Todd is Todd Palmer, the playful, passionate clarinetist who commissioned Gordon to write the song cycle. Elizabeth is soprano Elizabeth Futral, whose full-bodied coloratura alternately warms and soars.
They are joined by Varone's troupe and the gifted pianist Melvin Chen, who in addition to bachelor degrees in chemistry and physics from Yale, holds masters in piano and violin from Juilliard and a doctorate in chemistry from Harvard.
Yet in the work's prologue, these highly individual talents first form an anonymous chorus line. Futral, for whom Gordon conceived the soprano role, serves as the narrator as well as Euridice. Chen performs on a movable platform that is manipulated by the dancers and becomes the boat that carries Orpheus to the underworld.
The dancers are alternately stagehands, the leaping animals enchanted by Orpheus' song, the friends who bring the shy couple together and the mournful Greek chorus that attends Euridice's dying.
By showing us the guts of the piece, Varone creates a dance in which Orpheus is a deliberately self-conscious metaphor for the making of art.
"Orpheus was an artist, not only a musician but one who sang his own poetry.

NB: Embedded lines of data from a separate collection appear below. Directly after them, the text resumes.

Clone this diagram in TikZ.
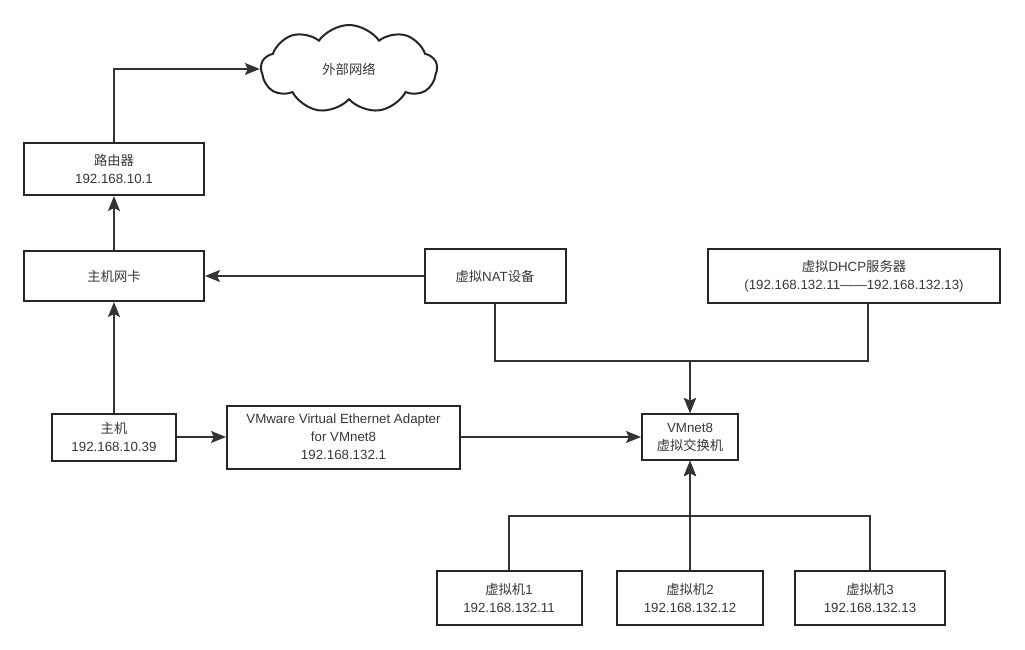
\documentclass[tikz,border=0pt]{standalone}
\usepackage{fontspec}
\setmainfont{Liberation Sans}
\newfontfamily\cjk{Noto Sans CJK SC}
\usetikzlibrary{arrows.meta,shapes.symbols}

\begin{document}
\begin{tikzpicture}[x=1pt,y=-1pt,
	box/.style={draw=black!85, line width=2pt, fill=white, inner sep=0pt, align=center,
		text=black!78, font=\fontsize{13.3}{18}\selectfont},
	link/.style={draw=black!80, line width=1.5pt},
	arr/.style={link, -{Stealth[length=15pt,width=12pt,inset=3pt]}}]
		%%%%% START %%%%%
		
		\useasboundingbox[fill=white] (0,0) rectangle (1025,650);
		
		\node[box, shape=cloud, cloud puffs=9, cloud puff arc=110, aspect=2, minimum width=176pt, minimum height=88pt] (net) at (349,69) {\cjk 外部网络};
		
		\node[box, minimum width=180pt, minimum height=52pt] (router) at (114,169) {{\cjk 路由器}\\192.168.10.1};
		\node[box, minimum width=180pt, minimum height=50pt] (nic) at (114,276) {\cjk 主机网卡};
		\node[box, minimum width=124pt, minimum height=47pt] (host) at (114,437) {{\cjk 主机}\\192.168.10.39};
		\node[box, minimum width=233pt, minimum height=63pt] (adapter) at (343.5,437) {VMware Virtual Ethernet Adapter\\for VMnet8\\192.168.132.1};
		
		\node[box, minimum width=141pt, minimum height=54pt] (nat) at (495,276) {{\cjk 虚拟}NAT{\cjk 设备}};
		\node[box, minimum width=292pt, minimum height=54pt] (dhcp) at (854,276) {{\cjk 虚拟}DHCP{\cjk 服务器}\\(192.168.132.11——192.168.132.13)};
		\node[box, minimum width=96pt, minimum height=46pt] (switch) at (690,437) {VMnet8\\{\cjk 虚拟交换机}};
		
		\node[box, minimum width=145pt, minimum height=54pt] (vm1) at (509,598) {{\cjk 虚拟机}1\\192.168.132.11};
		\node[box, minimum width=146pt, minimum height=54pt] (vm2) at (690,598) {{\cjk 虚拟机}2\\192.168.132.12};
		\node[box, minimum width=150pt, minimum height=54pt] (vm3) at (870,598) {{\cjk 虚拟机}3\\192.168.132.13};
		
		\coordinate (jointop) at (690,361);
		\coordinate (joinbot) at (690,516);
		
		\draw[arr] (router.north) |- (net.west);
		\draw[arr] (nic) -- (router);
		\draw[arr] (host) -- (nic);
		\draw[arr] (nat) -- (nic);
		\draw[arr] (host) -- (adapter);
		\draw[arr] (adapter) -- (switch);
		
		\draw[arr] (nat.south) |- (jointop) -- (switch.north);
		\draw[arr] ([xshift=14pt]dhcp.south) |- (jointop) -- (switch.north);
		
		\foreach \vm in {vm1,vm2,vm3}
			\draw[arr] (\vm.north) |- (joinbot) -- (switch.south);
		
		%%%%% END %%%%%
\end{tikzpicture}
\end{document}
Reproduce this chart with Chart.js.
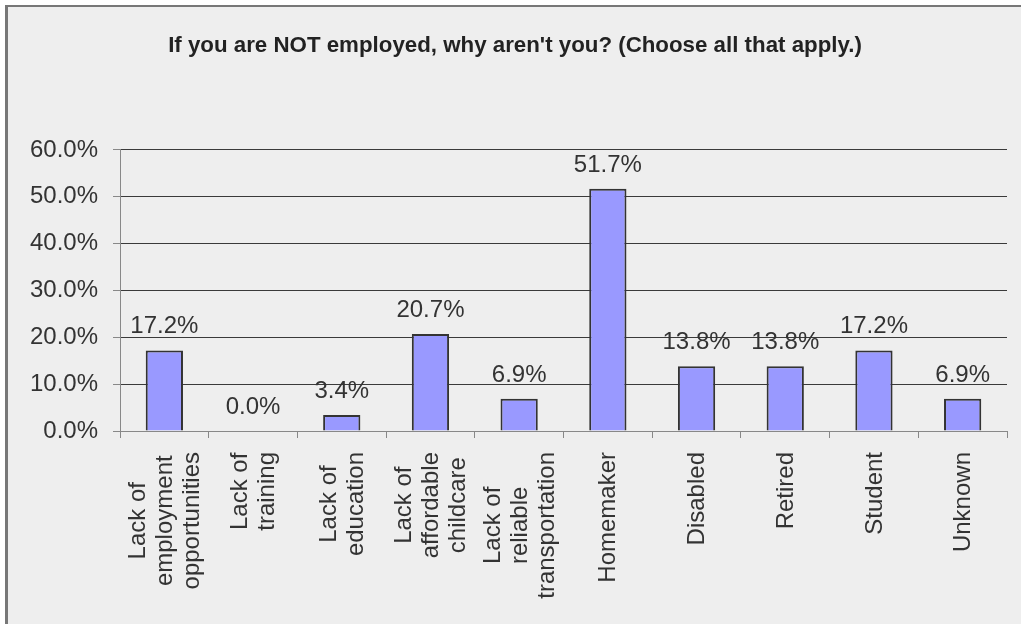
<!DOCTYPE html>
<html>
<head>
<meta charset="utf-8">
<script src="https://cdn.jsdelivr.net/npm/chart.js@4.4.1/dist/chart.umd.min.js"></script>
<style>
    html, body { margin: 0; padding: 0; background: #fff; overflow: hidden; }
    #frame {
        position: absolute; left: 5px; top: 5px; width: 1100px; height: 700px;
        border-left: 3px solid #777; border-top: 2px solid #777;
        background: #eeeeee;
    }
    #grafik { position: absolute; left: 0; top: 0; }
</style>
</head>
<body>
<div id="frame"></div>
<canvas id="grafik" width="1021" height="624"></canvas>
<script>
const categories = [
    ['Lack of', 'employment', 'opportunities'],
    ['Lack of', 'training'],
    ['Lack of', 'education'],
    ['Lack of', 'affordable', 'childcare'],
    ['Lack of', 'reliable', 'transportation'],
    ['Homemaker'],
    ['Disabled'],
    ['Retired'],
    ['Student'],
    ['Unknown']
]
const percentValues = [17.2, 0.0, 3.4, 20.7, 6.9, 51.7, 13.8, 13.8, 17.2, 6.9]
const yTicks = [0, 10, 20, 30, 40, 50, 60]
const chartTitle = "If you are NOT employed, why aren't you? (Choose all that apply.)"

const fontFamily = '"Liberation Sans", Arial, sans-serif'
const textColor = '#333'

// labels di atas batang + label kategori diputar, ditengah per baris
const customLabels = {
    id: 'customLabels',
    afterDatasetsDraw(chart) {
        const ctx = chart.ctx
        const meta = chart.getDatasetMeta(0)
        ctx.save()
        ctx.font = '24px ' + fontFamily
        ctx.fillStyle = textColor
        ctx.textAlign = 'center'
        ctx.textBaseline = 'alphabetic'
        meta.data.forEach((bar, i) => {
            ctx.fillText(percentValues[i].toFixed(1) + '%', bar.x, bar.y - 17)
        })

        const xScale = chart.scales.x
        const top = chart.chartArea.bottom + 21
        const lineH = 27
        ctx.textBaseline = 'middle'
        categories.forEach((lines, i) => {
            const cx = xScale.getPixelForValue(i)
            const maxW = Math.max(...lines.map(l => ctx.measureText(l).width))
            ctx.save()
            ctx.translate(cx, top)
            ctx.rotate(-Math.PI / 2)
            lines.forEach((l, j) => {
                ctx.fillText(l, -maxW / 2, (j - (lines.length - 1) / 2) * lineH + 1)
            })
            ctx.restore()
        })
        ctx.restore()
    }
}

new Chart(document.getElementById('grafik'), {
    type: 'bar',
    data: {
        labels: categories.map(c => c.join(' ')),
        datasets: [{
            data: percentValues,
            backgroundColor: '#9999ff',
            borderColor: '#333',
            borderWidth: 2,
            barPercentage: 0.42,
            categoryPercentage: 1
        }]
    },
    options: {
        responsive: false,
        animation: false,
        layout: { padding: { left: 23, right: 14, top: 0, bottom: 0 } },
        plugins: {
            legend: { display: false },
            tooltip: { enabled: false },
            title: {
                display: true,
                text: chartTitle,
                color: '#222',
                font: { family: fontFamily, size: 22.3, weight: 'bold' },
                padding: { top: 32, bottom: 91.2 }
            }
        },
        scales: {
            x: {
                afterFit(scale) { scale.height = 193 },
                grid: {
                    offset: true,
                    drawOnChartArea: false,
                    tickLength: 7,
                    tickColor: '#888'
                },
                border: { color: '#888', width: 1 },
                ticks: { display: false }
            },
            y: {
                min: 0,
                max: 60,
                afterFit(scale) { scale.width = 97 },
                afterBuildTicks(scale) { scale.ticks = yTicks.map(v => ({ value: v })) },
                grid: {
                    color: c => c.tick && c.tick.value === 0 ? 'rgba(0,0,0,0)' : '#3a3a3a',
                    tickColor: '#888',
                    tickLength: 7
                },
                border: { color: '#888', width: 1 },
                ticks: {
                    color: textColor,
                    padding: 15,
                    font: { family: fontFamily, size: 24 },
                    callback: v => v.toFixed(1) + '%'
                }
            }
        }
    },
    plugins: [customLabels]
})
</script>
</body>
</html>
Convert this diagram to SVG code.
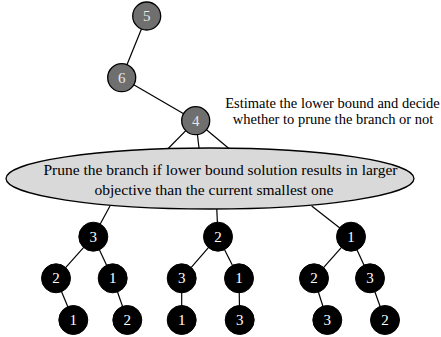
<svg xmlns="http://www.w3.org/2000/svg" width="441" height="337" viewBox="0 0 441 337" font-family="'Liberation Serif', 'Times New Roman', 'DejaVu Serif', serif">
  <style>
    .edge { stroke: #000; stroke-width: 1.2; fill: none; }
    .gray circle { fill: #6f6f6f; stroke: #000; stroke-width: 1.3; }
    .gray text { fill: #e8e8e8; }
    .dark circle { fill: #000; stroke: #000; stroke-width: 1; }
    .dark text { fill: #fff; }
    .num { font-size: 15px; text-anchor: middle; dominant-baseline: central; }
    .note { font-size: 14.5px; fill: #000; text-anchor: middle; }
    .box ellipse { fill: #d9d9d9; stroke: #000; stroke-width: 1.3; }
    .box text { font-size: 15.5px; fill: #000; text-anchor: middle; }
  </style>

  <!-- connectors -->
  <g id="connectors">
    <line class="edge" x1="146.7" y1="16" x2="121.7" y2="77.7"/>
    <line class="edge" x1="121.7" y1="77.7" x2="195.7" y2="120.7"/>
    <line class="edge" x1="195.7" y1="120.7" x2="166.7" y2="150"/>
    <line class="edge" x1="195.7" y1="120.7" x2="199.3" y2="150"/>
    <line class="edge" x1="195.7" y1="120.7" x2="230.7" y2="150"/>
    <line class="edge" x1="110" y1="206" x2="93.3" y2="236.7"/>
    <line class="edge" x1="216.7" y1="207" x2="218" y2="236.7"/>
    <line class="edge" x1="311.7" y1="206" x2="351" y2="236.7"/>
    <line class="edge" x1="93.3" y1="236.7" x2="56" y2="278.3"/>
    <line class="edge" x1="93.3" y1="236.7" x2="112.7" y2="278.3"/>
    <line class="edge" x1="56" y1="278.3" x2="73.3" y2="320"/>
    <line class="edge" x1="112.7" y1="278.3" x2="127.3" y2="320"/>
    <line class="edge" x1="218" y1="236.7" x2="181.7" y2="278.3"/>
    <line class="edge" x1="218" y1="236.7" x2="239" y2="278.3"/>
    <line class="edge" x1="181.7" y1="278.3" x2="181.7" y2="320"/>
    <line class="edge" x1="239" y1="278.3" x2="239.7" y2="320"/>
    <line class="edge" x1="351" y1="236.7" x2="314" y2="278.3"/>
    <line class="edge" x1="351" y1="236.7" x2="370" y2="278.3"/>
    <line class="edge" x1="314" y1="278.3" x2="327.3" y2="320"/>
    <line class="edge" x1="370" y1="278.3" x2="385" y2="320"/>
  </g>

  <!-- upper path of the search -->
  <g id="n5" class="gray"><circle cx="146.7" cy="16" r="14"/><text class="num" x="146.7" y="16">5</text></g>
  <g id="n6" class="gray"><circle cx="121.7" cy="77.7" r="14"/><text class="num" x="121.7" y="77.7">6</text></g>
  <g id="n4" class="gray"><circle cx="195.7" cy="120.7" r="14"/><text class="num" x="195.7" y="120.7">4</text></g>

  <g id="estimate-note">
    <text class="note" x="332.5" y="108">Estimate the lower bound and decide</text>
    <text class="note" x="333" y="124">whether to prune the branch or not</text>
  </g>

  <g id="prune-rule" class="box">
    <ellipse cx="210" cy="178.5" rx="204" ry="30.5"/>
    <text x="220.5" y="175">Prune the branch if lower bound solution results in larger</text>
    <text x="214" y="195">objective than the current smallest one</text>
  </g>

  <!-- left subtree -->
  <g id="a3" class="dark"><circle cx="93.3" cy="236.7" r="14.5"/><text class="num" x="93.3" y="236.7">3</text></g>
  <g id="a2" class="dark"><circle cx="56" cy="278.3" r="14.5"/><text class="num" x="56" y="278.3">2</text></g>
  <g id="a1" class="dark"><circle cx="112.7" cy="278.3" r="14.5"/><text class="num" x="112.7" y="278.3">1</text></g>
  <g id="a21" class="dark"><circle cx="73.3" cy="320" r="14.5"/><text class="num" x="73.3" y="320">1</text></g>
  <g id="a12" class="dark"><circle cx="127.3" cy="320" r="14.5"/><text class="num" x="127.3" y="320">2</text></g>

  <!-- middle subtree -->
  <g id="b2" class="dark"><circle cx="218" cy="236.7" r="14.5"/><text class="num" x="218" y="236.7">2</text></g>
  <g id="b3" class="dark"><circle cx="181.7" cy="278.3" r="14.5"/><text class="num" x="181.7" y="278.3">3</text></g>
  <g id="b1" class="dark"><circle cx="239" cy="278.3" r="14.5"/><text class="num" x="239" y="278.3">1</text></g>
  <g id="b31" class="dark"><circle cx="181.7" cy="320" r="14.5"/><text class="num" x="181.7" y="320">1</text></g>
  <g id="b13" class="dark"><circle cx="239.7" cy="320" r="14.5"/><text class="num" x="239.7" y="320">3</text></g>

  <!-- right subtree -->
  <g id="c1" class="dark"><circle cx="351" cy="236.7" r="14.5"/><text class="num" x="351" y="236.7">1</text></g>
  <g id="c2" class="dark"><circle cx="314" cy="278.3" r="14.5"/><text class="num" x="314" y="278.3">2</text></g>
  <g id="c3" class="dark"><circle cx="370" cy="278.3" r="14.5"/><text class="num" x="370" y="278.3">3</text></g>
  <g id="c23" class="dark"><circle cx="327.3" cy="320" r="14.5"/><text class="num" x="327.3" y="320">3</text></g>
  <g id="c32" class="dark"><circle cx="385" cy="320" r="14.5"/><text class="num" x="385" y="320">2</text></g>
</svg>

So artists can identify with his creativity," says Hyman H. Kleinman, a professor emeritus of literature at Sarah Lawrence College in Yonkers, where he lectures weekly on "The Myth of Orpheus in Film & Drama."
But it's one thing to create movement for dancers. It's another to invent realistic steps for musicians, who do not generally possess the elasticity of dancers and who must perform on their instruments as they're moving.
Futral is well-aware of the distinction.
"This is quite detailed," the soprano says of Varone's choreography, shooting her index fingers off into different directions, adopting the dancer's practice of punctuating a thought with gestures.
"As an opera singer, I can still move in a free-form way. Here I can't. I have to relate to them," she says, gazing out at the dancers.
What's made it easier for Futral are the dancers themselves. "They are so generous," she says. "They don't make me feel like an outsider, which they could easily do."
And with that she lets out a throaty, musical laugh.
The generosity is in ample supply at the rehearsal. At one point, a swooning Orpheus is supported by the female dancers. But Varone is not quite happy with what he sees. One of the dancers suggests that she lunge forward, giving Palmer more time to make the movement fuller. The sequence is repeated, and Palmer swoons perfectly, his hips swiveling like a surrendering Elvis.
At another point, Orpheus must pop up and wave to Euridice, whom he's just met, on a high note. Varone wants the wave to be fun "but not goofy."
"What if I wink?" Palmer asks, adding a knowing one to the wave the next time and earning a laugh from his colleagues.
In the most popular version of the myth, Euridice is fatally bitten by a snake on her wedding day. In Gordon's libretto, she dies slowly after their married lives have taken root in a ritual of gardening and afternoon tea: "As she slept, he wept bitterly, and dearly. Growing more and more bereft when, in increments, she left."
The text leaves the audience to wonder which is more painful – the sudden ending of a relationship barely begun or the gradual death that becomes part of a lifetime of memories.
For Gordon, the leave-taking that lingers is more resonant. When Palmer asked him to write a piece for clarinet, voice and piano in 1994, Gordon was absorbed by the battle that his longtime partner, Jeffrey Grossi, was waging against AIDS. He died two years later.
Grossi's illness sapped Gordon's creative energies, but he woke one morning at 4 a.m. and saw Palmer as Orpheus. An hour later, he had written the libretto, and "Orpheus and Euridice" was born.
"Act 1 is about the birth of love," he says, "and Act 2 is about the stealing of that and the violence in grief."
So great are Orpheus' passions that he's able to persuade the seemingly unmovable Hades and Persephone, the king and queen of the underworld, to release his wife from death – on one condition: That Orpheus not look at her until they reach the earthly realm.
In "Orpheus and Euridice," he turns around in a panic at the thought that she might not really be there and that the gods may have deceived him.
"I think it's insecurity," Varone says. "You have a need to see and touch someone you dearly love."
And in fearing loss, he makes it a reality.
"There's always love, and there's always tragedy in life," Palmer says. "That's why it's a universal story. We'll all experience love – hopefully, at some point. And we'll all experience death."
But the Orpheus myth doesn't really end on a down note. After his death, his head keeps singing, and at last his spirit is reunited with Euridice while the god Apollo turns his lyre into a constellation.
Orpheus, Gordon says, "is about the birth of art from unhappiness."